» Request
Pick every line from the data that holds the word "this".

» Supplied data
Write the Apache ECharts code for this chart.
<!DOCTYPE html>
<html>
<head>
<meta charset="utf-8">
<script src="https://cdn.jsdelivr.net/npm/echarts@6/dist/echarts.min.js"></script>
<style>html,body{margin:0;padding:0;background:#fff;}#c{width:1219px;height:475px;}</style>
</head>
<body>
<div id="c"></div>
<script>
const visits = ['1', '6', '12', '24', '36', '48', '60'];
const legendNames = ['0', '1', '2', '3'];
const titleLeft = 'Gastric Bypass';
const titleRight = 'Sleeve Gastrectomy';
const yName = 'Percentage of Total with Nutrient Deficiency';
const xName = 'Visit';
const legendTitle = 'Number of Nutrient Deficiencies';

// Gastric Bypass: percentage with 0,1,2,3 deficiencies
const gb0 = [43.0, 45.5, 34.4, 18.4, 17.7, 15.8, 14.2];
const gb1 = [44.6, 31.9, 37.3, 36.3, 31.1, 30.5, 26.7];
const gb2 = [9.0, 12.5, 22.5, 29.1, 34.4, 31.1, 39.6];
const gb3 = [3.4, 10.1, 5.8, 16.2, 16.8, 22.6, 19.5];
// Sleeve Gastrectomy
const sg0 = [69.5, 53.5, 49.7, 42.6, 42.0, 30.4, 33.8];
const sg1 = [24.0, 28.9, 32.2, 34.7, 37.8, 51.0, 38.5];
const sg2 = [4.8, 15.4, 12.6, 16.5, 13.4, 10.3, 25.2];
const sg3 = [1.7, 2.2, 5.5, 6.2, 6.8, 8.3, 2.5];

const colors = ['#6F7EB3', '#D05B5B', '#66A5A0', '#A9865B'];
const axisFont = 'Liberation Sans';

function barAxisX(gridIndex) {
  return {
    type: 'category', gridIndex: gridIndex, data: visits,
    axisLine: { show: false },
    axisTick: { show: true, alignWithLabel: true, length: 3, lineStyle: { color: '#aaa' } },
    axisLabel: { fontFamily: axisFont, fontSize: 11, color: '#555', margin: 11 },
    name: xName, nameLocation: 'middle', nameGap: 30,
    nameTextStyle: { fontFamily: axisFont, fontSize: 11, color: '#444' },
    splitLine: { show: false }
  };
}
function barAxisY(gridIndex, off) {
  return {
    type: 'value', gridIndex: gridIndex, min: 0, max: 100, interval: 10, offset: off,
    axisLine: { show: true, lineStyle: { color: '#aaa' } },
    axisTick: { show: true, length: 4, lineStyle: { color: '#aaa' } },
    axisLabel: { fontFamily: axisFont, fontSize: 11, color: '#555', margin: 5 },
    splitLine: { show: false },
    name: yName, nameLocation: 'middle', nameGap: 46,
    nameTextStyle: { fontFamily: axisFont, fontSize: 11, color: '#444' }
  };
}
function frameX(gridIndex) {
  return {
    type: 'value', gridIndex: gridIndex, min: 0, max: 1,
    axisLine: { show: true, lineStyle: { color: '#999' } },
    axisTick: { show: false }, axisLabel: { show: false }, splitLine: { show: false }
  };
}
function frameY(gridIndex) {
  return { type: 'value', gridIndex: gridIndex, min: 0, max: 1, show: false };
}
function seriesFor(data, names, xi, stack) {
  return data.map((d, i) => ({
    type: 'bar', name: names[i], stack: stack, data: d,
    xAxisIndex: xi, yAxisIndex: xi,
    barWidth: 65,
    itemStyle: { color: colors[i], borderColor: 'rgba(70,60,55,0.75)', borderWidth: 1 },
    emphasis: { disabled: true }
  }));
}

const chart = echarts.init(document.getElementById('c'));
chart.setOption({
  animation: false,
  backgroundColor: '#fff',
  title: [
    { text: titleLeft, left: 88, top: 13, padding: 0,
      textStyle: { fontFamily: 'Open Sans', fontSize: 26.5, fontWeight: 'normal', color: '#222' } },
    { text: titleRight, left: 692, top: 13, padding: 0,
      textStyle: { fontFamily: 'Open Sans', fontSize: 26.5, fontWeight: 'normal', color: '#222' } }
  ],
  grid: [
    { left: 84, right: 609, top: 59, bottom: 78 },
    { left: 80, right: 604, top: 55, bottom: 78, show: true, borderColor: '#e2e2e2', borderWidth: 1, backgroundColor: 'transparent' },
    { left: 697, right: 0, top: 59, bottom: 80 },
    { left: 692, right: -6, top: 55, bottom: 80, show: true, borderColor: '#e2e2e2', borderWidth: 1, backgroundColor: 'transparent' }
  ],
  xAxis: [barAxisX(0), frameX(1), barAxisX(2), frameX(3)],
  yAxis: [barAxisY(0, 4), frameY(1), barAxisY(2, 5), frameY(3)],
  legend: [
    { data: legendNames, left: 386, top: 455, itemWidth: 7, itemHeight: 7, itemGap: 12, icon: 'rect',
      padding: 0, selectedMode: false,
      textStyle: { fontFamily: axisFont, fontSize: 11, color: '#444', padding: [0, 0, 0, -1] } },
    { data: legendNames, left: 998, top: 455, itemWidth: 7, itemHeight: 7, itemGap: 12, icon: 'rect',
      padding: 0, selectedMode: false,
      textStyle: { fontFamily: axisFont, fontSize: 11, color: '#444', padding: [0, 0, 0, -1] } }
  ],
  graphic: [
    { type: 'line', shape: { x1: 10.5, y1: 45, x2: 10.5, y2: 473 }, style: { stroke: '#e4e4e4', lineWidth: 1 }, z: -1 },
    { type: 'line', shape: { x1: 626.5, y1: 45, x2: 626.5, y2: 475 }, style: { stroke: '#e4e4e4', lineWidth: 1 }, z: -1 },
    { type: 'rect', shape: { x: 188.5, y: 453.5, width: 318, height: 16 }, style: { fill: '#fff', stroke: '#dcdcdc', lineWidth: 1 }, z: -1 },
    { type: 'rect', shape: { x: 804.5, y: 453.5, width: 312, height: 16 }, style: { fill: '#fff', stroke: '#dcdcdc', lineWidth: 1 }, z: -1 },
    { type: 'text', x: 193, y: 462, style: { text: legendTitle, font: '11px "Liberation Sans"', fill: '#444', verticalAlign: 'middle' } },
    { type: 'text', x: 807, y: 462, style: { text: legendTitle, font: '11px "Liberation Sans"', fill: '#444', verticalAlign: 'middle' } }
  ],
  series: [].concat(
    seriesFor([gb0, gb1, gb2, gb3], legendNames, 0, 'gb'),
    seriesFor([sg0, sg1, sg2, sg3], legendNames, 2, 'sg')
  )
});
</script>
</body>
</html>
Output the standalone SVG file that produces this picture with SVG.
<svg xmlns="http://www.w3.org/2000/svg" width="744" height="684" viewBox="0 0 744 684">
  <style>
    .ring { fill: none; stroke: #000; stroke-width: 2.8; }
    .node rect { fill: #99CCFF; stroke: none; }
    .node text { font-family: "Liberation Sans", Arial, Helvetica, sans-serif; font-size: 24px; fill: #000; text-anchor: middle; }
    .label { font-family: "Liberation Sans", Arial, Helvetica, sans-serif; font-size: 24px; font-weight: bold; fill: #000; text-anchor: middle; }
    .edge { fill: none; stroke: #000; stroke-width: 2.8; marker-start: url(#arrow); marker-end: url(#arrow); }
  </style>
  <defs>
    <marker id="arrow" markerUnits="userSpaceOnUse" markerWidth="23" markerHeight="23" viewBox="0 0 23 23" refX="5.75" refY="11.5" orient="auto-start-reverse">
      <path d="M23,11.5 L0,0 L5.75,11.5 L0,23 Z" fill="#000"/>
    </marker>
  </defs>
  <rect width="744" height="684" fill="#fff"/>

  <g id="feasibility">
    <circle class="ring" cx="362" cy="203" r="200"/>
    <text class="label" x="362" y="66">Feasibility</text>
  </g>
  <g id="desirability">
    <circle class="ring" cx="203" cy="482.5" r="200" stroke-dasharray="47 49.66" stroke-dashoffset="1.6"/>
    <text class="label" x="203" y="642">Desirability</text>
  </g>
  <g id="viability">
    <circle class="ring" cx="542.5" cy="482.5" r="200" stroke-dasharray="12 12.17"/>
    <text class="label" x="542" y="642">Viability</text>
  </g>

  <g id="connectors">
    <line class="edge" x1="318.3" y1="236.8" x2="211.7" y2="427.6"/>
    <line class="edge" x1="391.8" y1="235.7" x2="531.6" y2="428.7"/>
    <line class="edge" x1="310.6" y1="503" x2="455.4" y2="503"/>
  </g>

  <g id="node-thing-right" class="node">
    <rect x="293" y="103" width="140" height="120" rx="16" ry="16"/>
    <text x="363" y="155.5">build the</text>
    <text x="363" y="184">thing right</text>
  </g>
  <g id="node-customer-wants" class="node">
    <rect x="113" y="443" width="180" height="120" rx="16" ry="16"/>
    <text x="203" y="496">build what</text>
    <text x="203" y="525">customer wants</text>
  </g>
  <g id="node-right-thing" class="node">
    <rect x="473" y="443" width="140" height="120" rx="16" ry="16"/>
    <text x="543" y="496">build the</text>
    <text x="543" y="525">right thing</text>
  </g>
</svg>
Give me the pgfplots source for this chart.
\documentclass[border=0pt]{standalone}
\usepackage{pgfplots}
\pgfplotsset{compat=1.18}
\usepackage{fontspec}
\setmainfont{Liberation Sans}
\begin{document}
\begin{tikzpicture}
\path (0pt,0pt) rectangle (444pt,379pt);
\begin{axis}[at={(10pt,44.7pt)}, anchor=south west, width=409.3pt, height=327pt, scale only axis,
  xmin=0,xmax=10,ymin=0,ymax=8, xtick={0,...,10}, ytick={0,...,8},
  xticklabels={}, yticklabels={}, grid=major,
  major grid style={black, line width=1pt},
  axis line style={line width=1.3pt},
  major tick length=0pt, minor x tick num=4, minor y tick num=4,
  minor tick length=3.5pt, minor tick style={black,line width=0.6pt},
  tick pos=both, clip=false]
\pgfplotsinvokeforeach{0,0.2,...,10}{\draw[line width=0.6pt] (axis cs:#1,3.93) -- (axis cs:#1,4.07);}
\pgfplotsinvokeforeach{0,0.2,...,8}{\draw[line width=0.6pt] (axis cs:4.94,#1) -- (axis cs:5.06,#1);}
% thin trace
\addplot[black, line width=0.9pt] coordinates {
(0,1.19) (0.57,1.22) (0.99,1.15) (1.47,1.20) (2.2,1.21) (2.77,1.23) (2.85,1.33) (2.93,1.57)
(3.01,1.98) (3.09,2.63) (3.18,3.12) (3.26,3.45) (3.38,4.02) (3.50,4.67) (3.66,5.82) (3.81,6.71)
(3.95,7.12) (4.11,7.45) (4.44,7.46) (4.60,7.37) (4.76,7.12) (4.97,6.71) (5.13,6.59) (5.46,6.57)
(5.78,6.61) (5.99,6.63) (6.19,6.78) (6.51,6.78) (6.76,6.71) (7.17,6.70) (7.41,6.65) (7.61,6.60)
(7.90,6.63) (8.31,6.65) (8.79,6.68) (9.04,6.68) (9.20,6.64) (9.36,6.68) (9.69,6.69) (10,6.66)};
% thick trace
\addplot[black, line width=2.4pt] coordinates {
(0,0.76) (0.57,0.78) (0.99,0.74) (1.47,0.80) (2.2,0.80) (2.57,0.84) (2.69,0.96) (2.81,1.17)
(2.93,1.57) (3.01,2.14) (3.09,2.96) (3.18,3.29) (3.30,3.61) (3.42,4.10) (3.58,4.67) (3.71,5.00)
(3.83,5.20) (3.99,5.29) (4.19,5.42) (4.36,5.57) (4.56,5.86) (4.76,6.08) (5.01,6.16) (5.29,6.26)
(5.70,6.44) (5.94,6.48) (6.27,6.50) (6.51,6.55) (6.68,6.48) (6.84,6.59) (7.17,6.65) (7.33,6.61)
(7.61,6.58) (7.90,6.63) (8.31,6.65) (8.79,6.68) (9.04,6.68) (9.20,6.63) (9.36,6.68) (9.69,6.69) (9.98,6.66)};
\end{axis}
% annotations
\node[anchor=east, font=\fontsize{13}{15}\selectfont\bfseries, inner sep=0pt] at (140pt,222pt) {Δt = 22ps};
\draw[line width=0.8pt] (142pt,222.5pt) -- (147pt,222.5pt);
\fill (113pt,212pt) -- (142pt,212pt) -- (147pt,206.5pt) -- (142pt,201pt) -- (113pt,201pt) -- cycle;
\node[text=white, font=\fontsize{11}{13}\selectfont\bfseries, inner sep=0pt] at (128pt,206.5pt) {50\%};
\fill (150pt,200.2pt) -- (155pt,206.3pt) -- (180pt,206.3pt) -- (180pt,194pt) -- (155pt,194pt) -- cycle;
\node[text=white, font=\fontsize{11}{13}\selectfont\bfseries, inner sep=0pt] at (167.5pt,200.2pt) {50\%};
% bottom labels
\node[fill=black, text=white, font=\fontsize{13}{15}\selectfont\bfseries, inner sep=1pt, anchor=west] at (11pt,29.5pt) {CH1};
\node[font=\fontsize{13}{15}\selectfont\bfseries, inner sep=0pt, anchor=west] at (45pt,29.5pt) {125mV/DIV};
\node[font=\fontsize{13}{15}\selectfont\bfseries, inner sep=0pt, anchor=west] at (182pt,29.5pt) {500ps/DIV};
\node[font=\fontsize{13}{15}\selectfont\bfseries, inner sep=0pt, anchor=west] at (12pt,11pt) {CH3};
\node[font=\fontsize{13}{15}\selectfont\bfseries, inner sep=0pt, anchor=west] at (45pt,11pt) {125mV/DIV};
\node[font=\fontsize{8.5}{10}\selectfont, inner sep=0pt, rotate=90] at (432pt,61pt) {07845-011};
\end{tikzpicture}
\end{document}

» Written reply
Write the Apache ECharts code for this chart.
Output the standalone SVG file that produces this picture with SVG.
Give me the pgfplots source for this chart.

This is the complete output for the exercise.